§ **Task statement**:
Reproduce the data below in full and exclude every picture.
··········
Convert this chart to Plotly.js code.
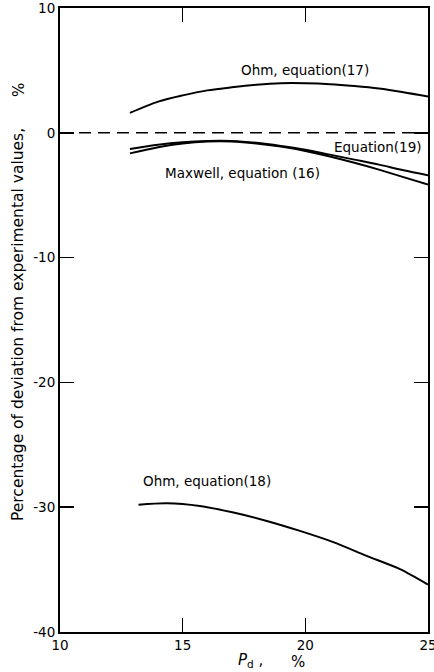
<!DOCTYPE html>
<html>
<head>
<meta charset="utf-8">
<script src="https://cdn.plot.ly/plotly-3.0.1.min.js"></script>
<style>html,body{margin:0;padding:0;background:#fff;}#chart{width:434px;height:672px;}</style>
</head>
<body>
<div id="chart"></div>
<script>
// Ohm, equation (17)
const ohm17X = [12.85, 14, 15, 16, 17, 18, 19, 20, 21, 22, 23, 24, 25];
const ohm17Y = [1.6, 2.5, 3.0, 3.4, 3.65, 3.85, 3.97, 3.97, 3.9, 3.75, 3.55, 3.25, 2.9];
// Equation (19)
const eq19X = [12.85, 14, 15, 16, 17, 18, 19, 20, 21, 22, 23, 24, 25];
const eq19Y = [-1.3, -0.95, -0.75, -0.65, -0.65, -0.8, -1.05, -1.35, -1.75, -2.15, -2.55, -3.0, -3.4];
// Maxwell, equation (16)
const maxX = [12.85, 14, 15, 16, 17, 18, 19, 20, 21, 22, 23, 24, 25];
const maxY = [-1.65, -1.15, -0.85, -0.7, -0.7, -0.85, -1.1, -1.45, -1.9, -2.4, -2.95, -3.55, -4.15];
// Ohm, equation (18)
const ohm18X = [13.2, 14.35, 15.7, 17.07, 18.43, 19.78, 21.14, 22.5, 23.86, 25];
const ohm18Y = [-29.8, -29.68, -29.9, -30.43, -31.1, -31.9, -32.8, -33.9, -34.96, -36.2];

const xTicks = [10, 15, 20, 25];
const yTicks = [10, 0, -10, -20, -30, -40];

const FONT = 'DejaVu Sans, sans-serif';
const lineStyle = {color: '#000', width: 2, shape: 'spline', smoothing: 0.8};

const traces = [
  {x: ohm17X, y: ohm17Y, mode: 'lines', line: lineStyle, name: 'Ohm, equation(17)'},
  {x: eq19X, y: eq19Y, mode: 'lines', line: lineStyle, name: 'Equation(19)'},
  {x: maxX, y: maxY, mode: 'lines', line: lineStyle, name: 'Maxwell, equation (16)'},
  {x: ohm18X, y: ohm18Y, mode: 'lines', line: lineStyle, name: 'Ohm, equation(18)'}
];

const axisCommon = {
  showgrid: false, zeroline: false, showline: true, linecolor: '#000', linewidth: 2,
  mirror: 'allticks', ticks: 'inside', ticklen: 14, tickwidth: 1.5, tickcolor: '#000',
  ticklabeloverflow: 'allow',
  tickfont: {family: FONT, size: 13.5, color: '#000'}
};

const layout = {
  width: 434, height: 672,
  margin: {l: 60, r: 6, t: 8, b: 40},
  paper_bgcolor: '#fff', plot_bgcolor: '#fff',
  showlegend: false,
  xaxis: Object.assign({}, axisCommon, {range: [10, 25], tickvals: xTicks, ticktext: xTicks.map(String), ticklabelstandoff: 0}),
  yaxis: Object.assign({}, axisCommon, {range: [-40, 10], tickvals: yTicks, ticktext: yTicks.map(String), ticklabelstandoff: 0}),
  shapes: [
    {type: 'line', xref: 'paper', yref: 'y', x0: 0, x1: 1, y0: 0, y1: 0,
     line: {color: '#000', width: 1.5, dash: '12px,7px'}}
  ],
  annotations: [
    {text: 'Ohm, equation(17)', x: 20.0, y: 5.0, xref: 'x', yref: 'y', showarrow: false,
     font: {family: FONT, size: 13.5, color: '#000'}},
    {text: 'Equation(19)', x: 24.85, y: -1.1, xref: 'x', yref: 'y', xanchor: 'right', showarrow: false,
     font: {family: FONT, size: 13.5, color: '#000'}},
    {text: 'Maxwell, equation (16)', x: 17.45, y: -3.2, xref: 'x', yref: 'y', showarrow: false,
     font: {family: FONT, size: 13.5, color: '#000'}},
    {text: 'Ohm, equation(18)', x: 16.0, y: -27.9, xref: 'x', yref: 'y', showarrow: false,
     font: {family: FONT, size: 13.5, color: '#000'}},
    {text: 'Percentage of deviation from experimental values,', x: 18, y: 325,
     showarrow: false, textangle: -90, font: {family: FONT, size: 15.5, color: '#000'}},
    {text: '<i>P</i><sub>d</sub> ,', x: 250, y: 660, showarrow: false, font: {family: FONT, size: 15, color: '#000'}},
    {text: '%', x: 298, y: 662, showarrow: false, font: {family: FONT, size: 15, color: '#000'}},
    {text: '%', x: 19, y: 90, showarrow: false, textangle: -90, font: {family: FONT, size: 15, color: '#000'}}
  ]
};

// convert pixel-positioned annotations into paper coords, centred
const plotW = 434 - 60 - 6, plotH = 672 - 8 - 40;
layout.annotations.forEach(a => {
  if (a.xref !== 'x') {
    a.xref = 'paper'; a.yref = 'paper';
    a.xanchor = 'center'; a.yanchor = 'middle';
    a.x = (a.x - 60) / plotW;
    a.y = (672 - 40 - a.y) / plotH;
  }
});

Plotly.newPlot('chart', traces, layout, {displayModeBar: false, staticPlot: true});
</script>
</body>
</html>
··········
§ **Completed task**:
Convert this chart to Plotly.js code.
<!DOCTYPE html>
<html>
<head>
<meta charset="utf-8">
<script src="https://cdn.plot.ly/plotly-3.0.1.min.js"></script>
<style>html,body{margin:0;padding:0;background:#fff;}#chart{width:434px;height:672px;}</style>
</head>
<body>
<div id="chart"></div>
<script>
// Ohm, equation (17)
const ohm17X = [12.85, 14, 15, 16, 17, 18, 19, 20, 21, 22, 23, 24, 25];
const ohm17Y = [1.6, 2.5, 3.0, 3.4, 3.65, 3.85, 3.97, 3.97, 3.9, 3.75, 3.55, 3.25, 2.9];
// Equation (19)
const eq19X = [12.85, 14, 15, 16, 17, 18, 19, 20, 21, 22, 23, 24, 25];
const eq19Y = [-1.3, -0.95, -0.75, -0.65, -0.65, -0.8, -1.05, -1.35, -1.75, -2.15, -2.55, -3.0, -3.4];
// Maxwell, equation (16)
const maxX = [12.85, 14, 15, 16, 17, 18, 19, 20, 21, 22, 23, 24, 25];
const maxY = [-1.65, -1.15, -0.85, -0.7, -0.7, -0.85, -1.1, -1.45, -1.9, -2.4, -2.95, -3.55, -4.15];
// Ohm, equation (18)
const ohm18X = [13.2, 14.35, 15.7, 17.07, 18.43, 19.78, 21.14, 22.5, 23.86, 25];
const ohm18Y = [-29.8, -29.68, -29.9, -30.43, -31.1, -31.9, -32.8, -33.9, -34.96, -36.2];

const xTicks = [10, 15, 20, 25];
const yTicks = [10, 0, -10, -20, -30, -40];

const FONT = 'DejaVu Sans, sans-serif';
const lineStyle = {color: '#000', width: 2, shape: 'spline', smoothing: 0.8};

const traces = [
  {x: ohm17X, y: ohm17Y, mode: 'lines', line: lineStyle, name: 'Ohm, equation(17)'},
  {x: eq19X, y: eq19Y, mode: 'lines', line: lineStyle, name: 'Equation(19)'},
  {x: maxX, y: maxY, mode: 'lines', line: lineStyle, name: 'Maxwell, equation (16)'},
  {x: ohm18X, y: ohm18Y, mode: 'lines', line: lineStyle, name: 'Ohm, equation(18)'}
];

const axisCommon = {
  showgrid: false, zeroline: false, showline: true, linecolor: '#000', linewidth: 2,
  mirror: 'allticks', ticks: 'inside', ticklen: 14, tickwidth: 1.5, tickcolor: '#000',
  ticklabeloverflow: 'allow',
  tickfont: {family: FONT, size: 13.5, color: '#000'}
};

const layout = {
  width: 434, height: 672,
  margin: {l: 60, r: 6, t: 8, b: 40},
  paper_bgcolor: '#fff', plot_bgcolor: '#fff',
  showlegend: false,
  xaxis: Object.assign({}, axisCommon, {range: [10, 25], tickvals: xTicks, ticktext: xTicks.map(String), ticklabelstandoff: 0}),
  yaxis: Object.assign({}, axisCommon, {range: [-40, 10], tickvals: yTicks, ticktext: yTicks.map(String), ticklabelstandoff: 0}),
  shapes: [
    {type: 'line', xref: 'paper', yref: 'y', x0: 0, x1: 1, y0: 0, y1: 0,
     line: {color: '#000', width: 1.5, dash: '12px,7px'}}
  ],
  annotations: [
    {text: 'Ohm, equation(17)', x: 20.0, y: 5.0, xref: 'x', yref: 'y', showarrow: false,
     font: {family: FONT, size: 13.5, color: '#000'}},
    {text: 'Equation(19)', x: 24.85, y: -1.1, xref: 'x', yref: 'y', xanchor: 'right', showarrow: false,
     font: {family: FONT, size: 13.5, color: '#000'}},
    {text: 'Maxwell, equation (16)', x: 17.45, y: -3.2, xref: 'x', yref: 'y', showarrow: false,
     font: {family: FONT, size: 13.5, color: '#000'}},
    {text: 'Ohm, equation(18)', x: 16.0, y: -27.9, xref: 'x', yref: 'y', showarrow: false,
     font: {family: FONT, size: 13.5, color: '#000'}},
    {text: 'Percentage of deviation from experimental values,', x: 18, y: 325,
     showarrow: false, textangle: -90, font: {family: FONT, size: 15.5, color: '#000'}},
    {text: '<i>P</i><sub>d</sub> ,', x: 250, y: 660, showarrow: false, font: {family: FONT, size: 15, color: '#000'}},
    {text: '%', x: 298, y: 662, showarrow: false, font: {family: FONT, size: 15, color: '#000'}},
    {text: '%', x: 19, y: 90, showarrow: false, textangle: -90, font: {family: FONT, size: 15, color: '#000'}}
  ]
};

// convert pixel-positioned annotations into paper coords, centred
const plotW = 434 - 60 - 6, plotH = 672 - 8 - 40;
layout.annotations.forEach(a => {
  if (a.xref !== 'x') {
    a.xref = 'paper'; a.yref = 'paper';
    a.xanchor = 'center'; a.yanchor = 'middle';
    a.x = (a.x - 60) / plotW;
    a.y = (672 - 40 - a.y) / plotH;
  }
});

Plotly.newPlot('chart', traces, layout, {displayModeBar: false, staticPlot: true});
</script>
</body>
</html>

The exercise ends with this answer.